Justice Brett Kavanaugh, a Trump appointee, asked whether the court would be better off withdrawing completely from the abortion issue and letting states decide.

"Why should this court be the arbiter rather than Congress, the state legislatures, state supreme courts, the people being able to resolve this?" Kavanaugh asked. "And there will be different answers in Mississippi and New York, different answers in Alabama than California."
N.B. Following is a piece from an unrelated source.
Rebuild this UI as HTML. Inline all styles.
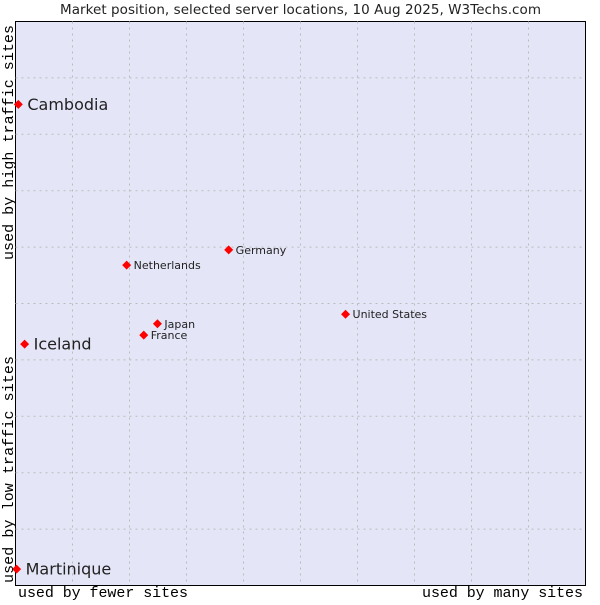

Abortion would soon become illegal or severely restricted in roughly half the states if Roe and Casey are overturned, according to the Guttmacher Institute, a research organization that supports abortion rights. Legislatures in many Republican-led states are poised for action depending on the Supreme Court's ruling. On Wednesday the US Court of Appeals for the Sixth Circuit vacated previous rulings that had blocked a Tennessee law that included banning abortions once a fetal heartbeat is detected – about six weeks – and ordered a rehearing by the full court.

People of color and lesser means would be disproportionately affected, supporters of abortion rights say.

The court's three liberal justices said that reversing Roe and Casey would significantly damage the court's own legitimacy. "Will this institution survive the stench that this creates in the public perception that the Constitution and its reading are just political acts?" Justice Sonia Sotomayor asked.

In unusually strong terms for a high-court argument, Justice Stephen Breyer warned his colleagues they "better be damn sure" before they throw away the established abortion decisions.

Public opinion polls show support for preserving Roe, though some surveys also find backing for greater restrictions on abortion.